Friday, August 19, 2016
Copping Out!
Spent a lazy afternoon recently enjoying some classic movies, which much to my surprise had some exceedingly similar themes, police corruption. Much is discussed in the media today as we yet again find ourselves as citizens called upon to choose between the police and the folks they are hired to protect and serve. All too often abuse by police is swept away, hidden in plain sight, as the majority of folks go on about their daily doings. When crisis points are struck, the choice is often suggested that you either support your local sheriff or you side with the barbarians who want to reduce civilization to rubble. It's a false choice, designed to evade tough questions and hard bargains. We usually as a society want order, we generally tend to need law, but we will always have a tension with those we hire specifically to bring us to account, especially if there is evidence in some quarters that those so selected are sometimes dangers to that order we originally desired.
Serpico is a 1973 flick which follows the travails of a New York City police of that name (Al Pacino) who begins as a raw recruit in the early 60's and becomes over the next decade a dedicated and iconoclastic detective who rankles his comrades because he refuses to take bribes. We presented in this movie with a culture of law enforcement in which bribery is a normal order of things and the relationship between the law and the lawbreakers seems to be one of mutual financial reward. The graft is so ingrained in the culture that many of the cops don't even seem aware of the conflict of interest to their duties that it presents. From small favors of free meals to large bribes of thousands of dollars from drug interests, the gamut of corruption is on display as Frank Serpico tries to find a precinct in which he can just do his job and not fall under the suspicions of his fellow officers for being honest. While Serpico is presented as a sometimes emotional fellow with significant failings he is clearly a guy who just wants to do his work and his bosses are shown quite often to be deaf to his complaints. There are some, but by and large the film is an indictment of a large system which tolerates corruption, so much so that it fails to see that it is corruption any longer.
The Beast of the City from 1932 has ironically enough pretty much the same theme, though with a much more direct and moralistic approach. This is a pretty rough and tough shoot 'em up movie with some surprisingly brisk car chases and a finale which is violent by any era's standard.

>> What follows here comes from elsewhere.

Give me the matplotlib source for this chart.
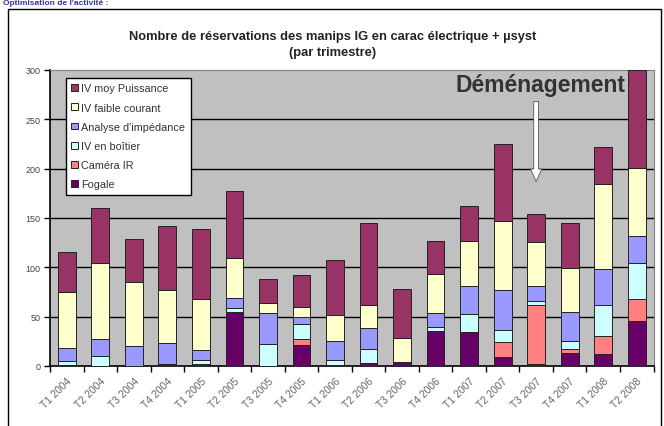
import matplotlib
matplotlib.use("Agg")
import matplotlib.pyplot as plt
import numpy as np
from matplotlib.patches import Rectangle

plt.rcParams['font.family'] = ['Liberation Sans', 'DejaVu Sans']

categories = ["T1 2004", "T2 2004", "T3 2004", "T4 2004", "T1 2005", "T2 2005",
              "T3 2005", "T4 2005", "T1 2006", "T2 2006", "T3 2006", "T4 2006",
              "T1 2007", "T2 2007", "T3 2007", "T4 2007", "T1 2008", "T2 2008"]

fogale      = [1, 0, 0, 2, 2, 55, 0, 21, 1, 3, 4, 35, 34, 9, 2, 13, 12, 46]
camera_ir   = [0, 0, 0, 0, 0, 0, 0, 6, 0, 0, 0, 0, 0, 15, 60, 4, 18, 22]
iv_boitier  = [4, 10, 0, 0, 4, 4, 22, 16, 5, 14, 0, 5, 19, 12, 4, 8, 32, 36]
impedance   = [13, 17, 20, 21, 10, 10, 32, 7, 19, 22, 0, 14, 28, 41, 15, 30, 36, 28]
iv_faible   = [57, 77, 65, 54, 52, 40, 10, 10, 27, 23, 24, 39, 46, 70, 45, 44, 86, 69]
iv_moy      = [41, 56, 44, 65, 71, 68, 24, 32, 55, 83, 50, 34, 35, 78, 28, 46, 38, 99]

series = [
    ("Fogale", fogale, "#660066"),
    ("Caméra IR", camera_ir, "#FF8080"),
    ("IV en boîtier", iv_boitier, "#CCFFFF"),
    ("Analyse d'impédance", impedance, "#9999FF"),
    ("IV faible courant", iv_faible, "#FFFFCC"),
    ("IV moy Puissance", iv_moy, "#993366"),
]

title = "Nombre de réservations des manips IG en carac électrique + µsyst\n(par trimestre)"
annotation = "Déménagement"
heading = "Optimisation de l'activité :"
yticks = [0, 50, 100, 150, 200, 250, 300]

fig = plt.figure(figsize=(6.64, 4.27), dpi=100)
fig.patch.set_facecolor("white")

# outer chart border
fig.patches.append(Rectangle((8 / 664, -0.01), (661 - 8) / 664, 1 - 10 / 427 + 0.01,
                             transform=fig.transFigure, fill=False,
                             edgecolor="black", linewidth=1.0))

# slide heading at the top (cropped in the reference)
fig.text(0.005, 0.999, heading, color="#3333AA",
         fontsize=6, fontweight="bold", ha="left", va="top")

ax = fig.add_axes([50 / 664, (427 - 367) / 427, 603.5 / 664, 296 / 427])
ax.set_facecolor("#C0C0C0")

x = np.arange(len(categories))
bottom = np.zeros(len(categories))
handles = []
for name, vals, col in series:
    b = ax.bar(x, vals, bottom=bottom, width=0.53, color=col,
               edgecolor="#222222", linewidth=0.7, label=name, zorder=3)
    handles.append(b)
    bottom += np.array(vals)

ax.set_xlim(-0.5, len(categories) - 0.5)
ax.set_ylim(0, 300)
ax.set_yticks(yticks)
ax.set_yticklabels([str(v) for v in yticks], fontsize=6.5, color="#444444")
for v in yticks[1:-1]:
    ax.axhline(v, color="black", linewidth=1.0, zorder=1)

ax.set_xticks(x)
ax.set_xticklabels(categories, rotation=45, ha="right", rotation_mode="anchor",
                   fontsize=7.5, color="#666666")
ax.set_xticks(np.arange(-0.5, len(categories), 1), minor=True)
ax.tick_params(axis="x", which="major", length=0, pad=7)
ax.tick_params(axis="x", which="minor", length=4, width=1, color="black")
ax.tick_params(axis="y", length=4, width=1, color="black", pad=3)

for s in ["top", "right"]:
    ax.spines[s].set_color("#808080")
    ax.spines[s].set_linewidth(0.8)
for s in ["left", "bottom"]:
    ax.spines[s].set_color("black")
    ax.spines[s].set_linewidth(1.2)

leg = ax.legend(handles[::-1], [s[0] for s in series][::-1],
                loc="upper left", bbox_to_anchor=(0.0265, 0.973),
                fontsize=7.8, frameon=True, fancybox=False, edgecolor="black",
                handlelength=0.6, handleheight=0.6, handletextpad=0.3,
                labelspacing=0.85, borderpad=0.5, borderaxespad=0.0)
leg.get_frame().set_linewidth(1.0)
leg.get_frame().set_facecolor("white")
leg.get_frame().set_alpha(1)
for t in leg.get_texts():
    t.set_color("#333333")

fig.text(333 / 664, 1 - 45 / 427, title, ha="center", va="center",
         fontsize=9.3, fontweight="bold", color="#222222", linespacing=1.45)

# Déménagement annotation and arrow above T3 2007
ax.text(0.953, 0.95, annotation, transform=ax.transAxes, ha="right", va="center",
        fontsize=16.5, fontweight="bold", color="#333333", zorder=5)
ax.annotate("", xy=(14, 187), xytext=(14, 268),
            arrowprops=dict(arrowstyle="simple,head_width=0.8,head_length=0.9,tail_width=0.35",
                            facecolor="white", edgecolor="#555555", linewidth=0.6,
                            shrinkA=0, shrinkB=0), zorder=6)

fig.savefig("out.png", dpi=100)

The movie stars Walter Huston as "Fightin' Jim Fitzpatrick, a police man who wants to take a hard approach to crime in general and the local mob boss Sam Belmonte in particular. He's presented as a man of standard family values who loves his wife and dotes on his kids but who marches without qualm into the dens of crime which seem to percolate across the unnamed city. His brother Ed (Wallace Ford) is a man of less stern character who falls under the sway of the vivacious moll played by the totally sexy Jean Harlow. We see the system try to fight back against crime but see also that society becomes squishy when that enforcement begins to hit home. We all want cops when we need them, but rarely do we like cops in our business when we don't feel threatened. It's the nature of the role sadly, but human nature is what it is. This flick ends with a rather strange statement on the nature of man and society when it is shown that law fails and the vigilante is needed to quell the threat of crime.

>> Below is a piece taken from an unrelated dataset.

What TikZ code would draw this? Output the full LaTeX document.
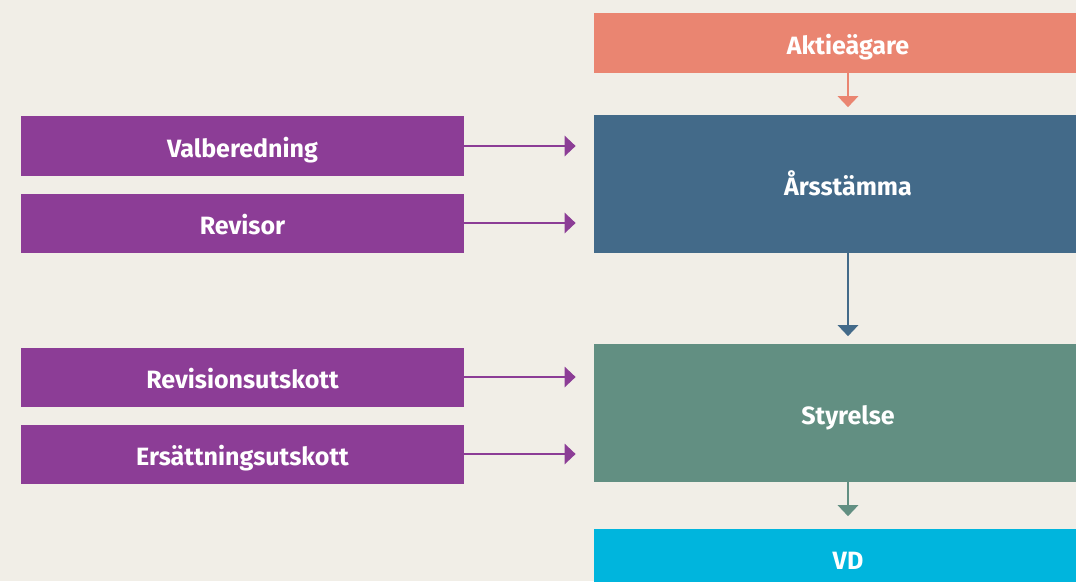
\documentclass[tikz,border=0pt]{standalone}
\usepackage{fontspec}
\setmainfont{Fira Sans}
\usepackage{tikz}
\usetikzlibrary{arrows.meta, positioning}

\definecolor{bgbeige}{HTML}{F1EEE7}
\definecolor{owner}{HTML}{EA8571}
\definecolor{meeting}{HTML}{436A89}
\definecolor{board}{HTML}{628F82}
\definecolor{ceo}{HTML}{00B5DD}
\definecolor{committee}{HTML}{8C3D96}

\begin{document}
\begin{tikzpicture}[x=0.025cm, y=-0.025cm,
    box/.style={fill=#1, text=white, inner sep=0pt, text height=0.55cm, text depth=0pt, font=\fontsize{17.8}{21}\selectfont\bfseries},
    mainbox/.style={box=#1, minimum width=12.7cm, minimum height=1.475cm},
    bigbox/.style={box=#1, minimum width=12.7cm, minimum height=3.425cm},
    sidebox/.style={box=committee, minimum width=11.075cm, minimum height=1.475cm},
    arr/.style 2 args={draw=#1, line width=2.1pt, -{Triangle[length=0.275cm, width=0.5cm]}, shorten >=#2}]
                % Background
                \useasboundingbox (0,0) rectangle (1076,581);
                \fill[bgbeige] (0,0) rectangle (1076,581);
                \clip (0,0) rectangle (1076,581);

                % Main chain
                \node[mainbox=owner] (akt) at (848,43) {Aktieägare};
                \node[bigbox=meeting] (ars) at (848,184) {Årsstämma};
                \node[bigbox=board] (sty) at (848,413) {Styrelse};
                \node[mainbox=ceo] (vd) at (848,558) {VD};

                % Committees and auditors
                \node[sidebox] (val) at (242.5,146) {Valberedning};
                \node[sidebox] (rev) at (242.5,223) {Revisor};
                \node[sidebox] (rut) at (242.5,377) {Revisionsutskott};
                \node[sidebox] (ers) at (242.5,454) {Ersättningsutskott};

                % Downward arrows
                \draw[arr={owner}{0.2cm}] (akt.south) -- (ars.north);
                \draw[arr={meeting}{0.2cm}] (ars.south) -- (sty.north);
                \draw[arr={board}{0.3cm}] (sty.south) -- (vd.north);

                % Side arrows
                \draw[arr={committee}{0.45cm}] (val.east) -- (val.east -| ars.west);
                \draw[arr={committee}{0.45cm}] (rev.east) -- (rev.east -| ars.west);
                \draw[arr={committee}{0.45cm}] (rut.east) -- (rut.east -| sty.west);
                \draw[arr={committee}{0.45cm}] (ers.east) -- (ers.east -| sty.west);
            \end{tikzpicture}
\end{document}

In a strange way 1973's Serpico paints a less bleak picture of society than does the seemingly more moralistic 1932 The Beast of the City. At least in Serpico, despite the fact that he himself withdraws from his job as a cop the reforms he fights for do seem to find purchase. In the Walter Huston movie, the system seems unable to cope with the challenge it is confronted with. Both films though suggest that it is less about systems and more about individual integrity and that those traits are what will in the final analysis win the day, despite the costs.